──────── Supplied information

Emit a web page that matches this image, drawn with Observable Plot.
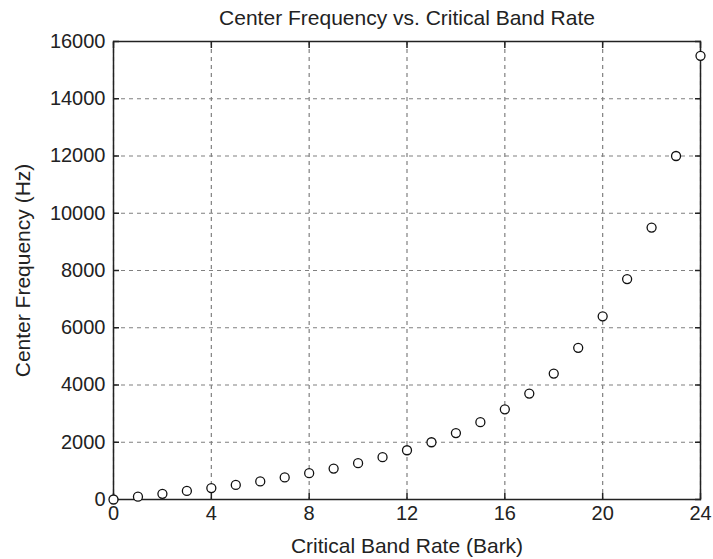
<!DOCTYPE html>
<html>
<head>
<meta charset="utf-8">
<script src="https://cdn.jsdelivr.net/npm/d3@7"></script>
<script src="https://cdn.jsdelivr.net/npm/@observablehq/plot@0.6"></script>
<style>
  html, body { margin: 0; padding: 0; background: #fff; }
</style>
</head>
<body>
<div id="chart"></div>
<script>
const bark = [0, 1, 2, 3, 4, 5, 6, 7, 8, 9, 10, 11, 12, 13, 14, 15, 16, 17, 18, 19, 20, 21, 22, 23, 24];
const centerFreq = [0, 100, 200, 300, 400, 510, 630, 770, 920, 1080, 1270, 1480, 1720, 2000, 2320, 2700, 3150, 3700, 4400, 5300, 6400, 7700, 9500, 12000, 15500];
const xTicks = [0, 4, 8, 12, 16, 20, 24];
const yTicks = [0, 2000, 4000, 6000, 8000, 10000, 12000, 14000, 16000];
const titleText = "Center Frequency vs. Critical Band Rate";
const xLabel = "Critical Band Rate (Bark)";
const yLabel = "Center Frequency (Hz)";

const data = bark.map((b, i) => ({bark: b, freq: centerFreq[i]}));
const ink = "#222";
const font = "'Liberation Sans', Arial, Helvetica, sans-serif";

const chart = Plot.plot({
  width: 713,
  height: 559,
  marginLeft: 113,
  marginRight: 13,
  marginTop: 41,
  marginBottom: 60,
  style: {fontFamily: font, fontSize: "20px", color: ink, background: "#fff"},
  x: {domain: [0, 24], ticks: xTicks},
  y: {domain: [0, 16000], ticks: yTicks},
  marks: [
    Plot.gridX(xTicks, {stroke: "#808080", strokeOpacity: 1, strokeWidth: 1.2, strokeDasharray: "4,4"}),
    Plot.gridY(yTicks, {stroke: "#808080", strokeOpacity: 1, strokeWidth: 1.2, strokeDasharray: "4,4"}),
    Plot.frame({stroke: ink, strokeWidth: 1.5}),
    // inward tick marks on all four sides
    Plot.axisX(xTicks, {anchor: "bottom", tickSize: 6, dy: -6, text: null, label: null, stroke: ink, strokeWidth: 1.5}),
    Plot.axisX(xTicks, {anchor: "top", tickSize: 6, dy: 6, text: null, label: null, stroke: ink, strokeWidth: 1.5}),
    Plot.axisY(yTicks, {anchor: "left", tickSize: 6, dx: 6, text: null, label: null, stroke: ink, strokeWidth: 1.5}),
    Plot.axisY(yTicks, {anchor: "right", tickSize: 6, dx: -6, text: null, label: null, stroke: ink, strokeWidth: 1.5}),
    // tick labels
    Plot.axisX(xTicks, {anchor: "bottom", tickSize: 0, tickPadding: 6, label: null, fontSize: 20, fill: ink, tickFormat: d => String(d)}),
    Plot.axisY(yTicks, {anchor: "left", tickSize: 0, tickPadding: 8, label: null, fontSize: 20, fill: ink, tickFormat: d => String(d)}),
    // data
    Plot.dot(data, {x: "bark", y: "freq", r: 4.5, stroke: "#111", strokeWidth: 1.3, fill: "#fff"}),
    // titles
    Plot.text([titleText], {frameAnchor: "top", dy: -23, fontSize: 21, fill: ink, textAnchor: "middle", lineAnchor: "middle"}),
    Plot.text([xLabel], {frameAnchor: "bottom", dy: 47, fontSize: 21, fill: ink, textAnchor: "middle", lineAnchor: "middle"}),
    Plot.text([yLabel], {frameAnchor: "left", dx: -90, rotate: -90, fontSize: 21, fill: ink, textAnchor: "middle", lineAnchor: "middle"})
  ]
});
document.getElementById("chart").appendChild(chart);
</script>
</body>
</html>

────────────────

**Stated goal:** Return to the listing above and set it down exactly, leaving out its pictures.

**Exercise result:**
Emit a web page that matches this image, drawn with Observable Plot.
<!DOCTYPE html>
<html>
<head>
<meta charset="utf-8">
<script src="https://cdn.jsdelivr.net/npm/d3@7"></script>
<script src="https://cdn.jsdelivr.net/npm/@observablehq/plot@0.6"></script>
<style>
  html, body { margin: 0; padding: 0; background: #fff; }
</style>
</head>
<body>
<div id="chart"></div>
<script>
const bark = [0, 1, 2, 3, 4, 5, 6, 7, 8, 9, 10, 11, 12, 13, 14, 15, 16, 17, 18, 19, 20, 21, 22, 23, 24];
const centerFreq = [0, 100, 200, 300, 400, 510, 630, 770, 920, 1080, 1270, 1480, 1720, 2000, 2320, 2700, 3150, 3700, 4400, 5300, 6400, 7700, 9500, 12000, 15500];
const xTicks = [0, 4, 8, 12, 16, 20, 24];
const yTicks = [0, 2000, 4000, 6000, 8000, 10000, 12000, 14000, 16000];
const titleText = "Center Frequency vs. Critical Band Rate";
const xLabel = "Critical Band Rate (Bark)";
const yLabel = "Center Frequency (Hz)";

const data = bark.map((b, i) => ({bark: b, freq: centerFreq[i]}));
const ink = "#222";
const font = "'Liberation Sans', Arial, Helvetica, sans-serif";

const chart = Plot.plot({
  width: 713,
  height: 559,
  marginLeft: 113,
  marginRight: 13,
  marginTop: 41,
  marginBottom: 60,
  style: {fontFamily: font, fontSize: "20px", color: ink, background: "#fff"},
  x: {domain: [0, 24], ticks: xTicks},
  y: {domain: [0, 16000], ticks: yTicks},
  marks: [
    Plot.gridX(xTicks, {stroke: "#808080", strokeOpacity: 1, strokeWidth: 1.2, strokeDasharray: "4,4"}),
    Plot.gridY(yTicks, {stroke: "#808080", strokeOpacity: 1, strokeWidth: 1.2, strokeDasharray: "4,4"}),
    Plot.frame({stroke: ink, strokeWidth: 1.5}),
    // inward tick marks on all four sides
    Plot.axisX(xTicks, {anchor: "bottom", tickSize: 6, dy: -6, text: null, label: null, stroke: ink, strokeWidth: 1.5}),
    Plot.axisX(xTicks, {anchor: "top", tickSize: 6, dy: 6, text: null, label: null, stroke: ink, strokeWidth: 1.5}),
    Plot.axisY(yTicks, {anchor: "left", tickSize: 6, dx: 6, text: null, label: null, stroke: ink, strokeWidth: 1.5}),
    Plot.axisY(yTicks, {anchor: "right", tickSize: 6, dx: -6, text: null, label: null, stroke: ink, strokeWidth: 1.5}),
    // tick labels
    Plot.axisX(xTicks, {anchor: "bottom", tickSize: 0, tickPadding: 6, label: null, fontSize: 20, fill: ink, tickFormat: d => String(d)}),
    Plot.axisY(yTicks, {anchor: "left", tickSize: 0, tickPadding: 8, label: null, fontSize: 20, fill: ink, tickFormat: d => String(d)}),
    // data
    Plot.dot(data, {x: "bark", y: "freq", r: 4.5, stroke: "#111", strokeWidth: 1.3, fill: "#fff"}),
    // titles
    Plot.text([titleText], {frameAnchor: "top", dy: -23, fontSize: 21, fill: ink, textAnchor: "middle", lineAnchor: "middle"}),
    Plot.text([xLabel], {frameAnchor: "bottom", dy: 47, fontSize: 21, fill: ink, textAnchor: "middle", lineAnchor: "middle"}),
    Plot.text([yLabel], {frameAnchor: "left", dx: -90, rotate: -90, fontSize: 21, fill: ink, textAnchor: "middle", lineAnchor: "middle"})
  ]
});
document.getElementById("chart").appendChild(chart);
</script>
</body>
</html>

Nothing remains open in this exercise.